As an alternative, the CFC-12 content of the vent stream could be reduced 
to 0.05% by using a two-step membrane separation operation as shown in 
FIG. 7. In this case the permeate from the second step could be returned 
to the inlet of the first step. The purge stream treatment operation still 
only produces two streams therefore: the vent gas stream containing 0.05% 
CFC-12, and the liquid CFC-12 stream from the condensation step. 
EXAMPLE 25 
Purge-Gas Treatment Using Air-Selective Membrane Step 
Consider an embodiment of the invention as shown in FIG. 4, used to treat a 
purge-gas stream at a pressure of 100 psig, containing 90% of an 
unspecified refrigerant, mixed with 9.4% nitrogen and 0.6% oxygen. Assume 
that the membrane selectivity for oxygen over nitrogen is 4, and that the 
membrane unit is run with a stage-cut of 1%. Assume further that, to 
increase the pressure difference across the membrane, a vacuum pump is 
used on the permeate side of the membrane to lower the pressure on the 
permeate side to 1 cmHg. Using a computer model based on the computational 
methods of Shindo et al. (Shindo et al., "Calculation Methods for 
Multicomponent Gas Separation by Permeation," Sep. Sci. Technol. 20, 
445-459 (1985)), the amount of refrigerant remaining in the permeate 
stream from the membrane unit was calculated as a function of the membrane 
selectivity. The results are summarized in Table 10. 
TABLE 10 
______________________________________ 
Refrigerant in vent stream as a function of membrane selectivity 
for air-selective membranes used to treat refrigerator purge gas. 

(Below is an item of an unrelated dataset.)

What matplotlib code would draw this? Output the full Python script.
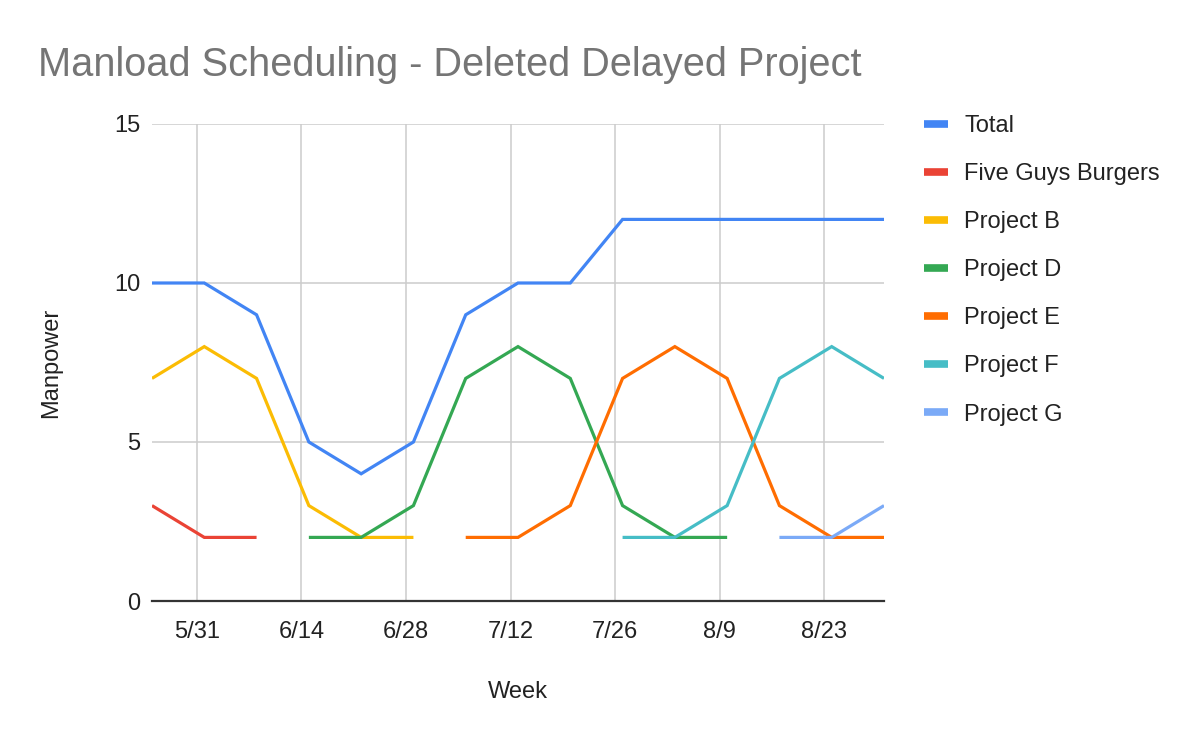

Selectivity Refrigerant in exhaust 
N.sub.2 /refrigerant 
(%) 
______________________________________ 
10 44.4 
20 28.9 
50 14.2 
100 7.7 
200 4.0 
500 1.64 
1,000 0.83 
______________________________________ 
It may be seen that extremely air-selective membranes are required to 
reduce the refrigerant content of the purge gas to an acceptable level in 
a single pass. 
EXAMPLE 26 
Purge-Gas Treatment Using Air-Selective Membrane Step and Condensation Step 
Consider an embodiment of the invention as shown in FIG. 5, in which a 
condensation step is used to treat the purge-gas stream prior to the 
membrane separation step. Suppose that as a result, the refrigerant 
content of the stream being passed to the membrane separation operation is 
reduced to 5%. Suppose that the feed to the membrane separation step 
remains at 100 psig, and that a vacuum pump is used as before to lower the 
permeate pressure to 1 cmHg. The calculation as in Example 22 was 
repeated, and the results are summarized in Table 11. 
TABLE 11 
______________________________________ 
Refrigerant in vent stream as a function of membrane selectivity 
for air-selective membranes used to treat refrigerator purge gas. 
Selectivity Refrigerant in exhaust 
N.sub.2 /refrigerant 
(%) 
______________________________________ 
10 0.45 
20 0.23 
50 0.090 
100 0.045 
200 0.0225 
500 0.0090 
1,000 0.0045 
______________________________________ 
As can be seen from the Table, the residue of refrigerant remaining in the 
vent gas is now reduced to an extremely low level, even when membranes 
with modest selectivities are used. 
EXAMPLE 27 
Purge-Gas Treatment Using Air-Selective Membrane Step and Condensation Step 
The calculation of Example 26 was repeated, the only difference being that 
no vacuum pump was used, so that the pressure on the permeate side of the 
membrane remained at 76 cmHg. The results are summarized in Table 12. 
TABLE 12 
______________________________________ 
Refrigerant in vent stream as a function of membrane selectivity 
for air-selective membranes used to treat refrigerator purge gas. 
Selectivity Refrigerant in exhaust 
N.sub.2 /refrigerant 
(%) 
______________________________________ 
10 0.53 
20 0.27 
50 0.11 
100 0.054 
200 0.027 
500 0.011 
1,000 0.0054 
______________________________________ 
As can be seen from the Table, the residue of refrigerant remaining in the 
vent gas is reduced to an extremely low level, even when membranes with 
modest selectivities are used, and a smaller pressure drop is available.